What This Means for Sellers
Sellers stand to benefit from the increased activity spurred by the rate cut. Key points to consider include:
- Pricing Wisely: While higher demand can lead to better offers, sellers should set realistic prices to attract serious buyers.
- Prepare for Multiple Offers: In a competitive market, properties in sought-after neighbourhoods may receive multiple bids. Properly staging and marketing your home can maximize its appeal.
Broader Implications for the Market
The Bank of Canada’s rate cut is part of a broader effort to support the economy. Its impact on the Toronto real estate market will depend on several factors, including:
- Economic Stability: The effectiveness of the rate cut in stimulating economic growth will influence long-term market conditions.
- Policy Changes: Government policies aimed at increasing housing supply or addressing affordability could interact with the rate cut’s effects.
- Global Trends: External factors, such as economic conditions in the United States or Europe, could affect investor confidence and market dynamics.

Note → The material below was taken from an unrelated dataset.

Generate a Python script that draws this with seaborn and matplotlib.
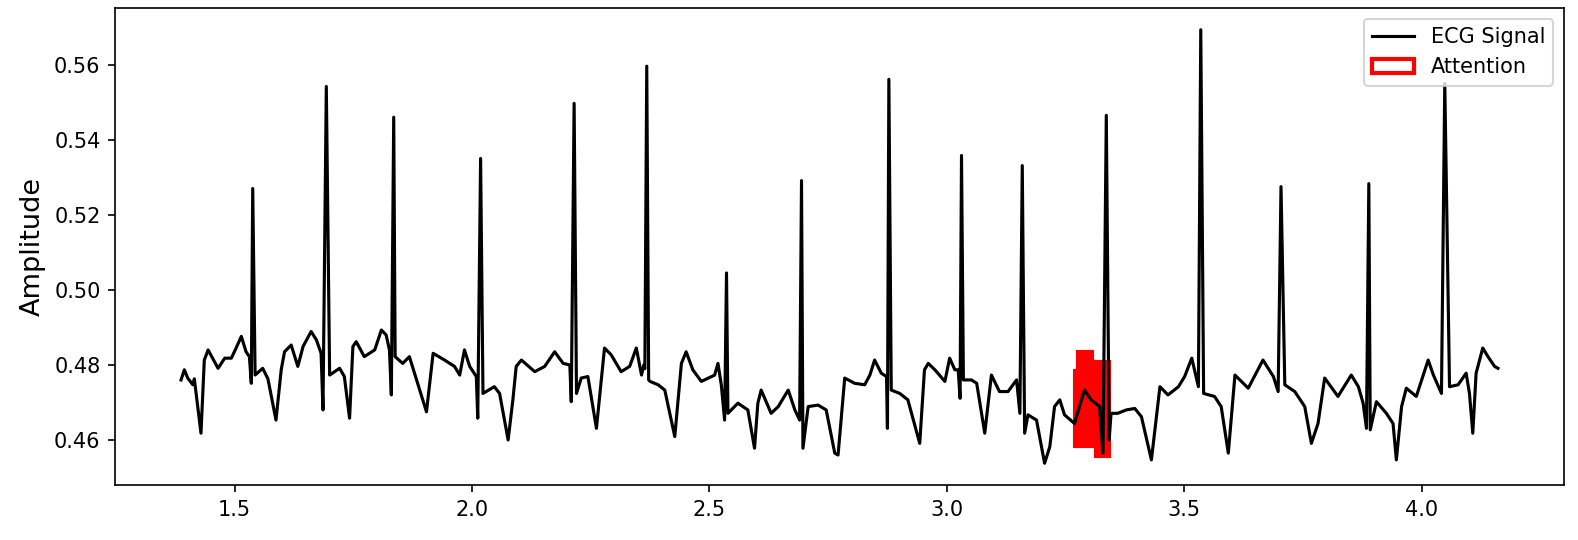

Balancing the Positives and Negatives
While the interest rate cut provides immediate benefits for buyers and sellers, it also presents challenges that require careful navigation. For buyers, the key is to leverage lower borrowing costs without compromising long-term financial stability. Sellers, on the other hand, should focus on capitalizing on increased demand while remaining mindful of pricing trends.
The broader market will need to adapt to these changes, addressing supply constraints and monitoring affordability issues. As the impact of the rate cut unfolds, staying informed and working with experienced professionals will be essential for making sound real estate decisions.
Conclusion
The Bank of Canada’s decision to cut interest rates by half a percentage point marks a pivotal moment for the Toronto real estate market. While it offers a range of opportunities for buyers and sellers, it also underscores the importance of cautious, informed decision-making. Whether you are looking to purchase your first home, sell your property, or invest in the market, understanding the implications of this rate cut is crucial for achieving your goals in today’s dynamic environment.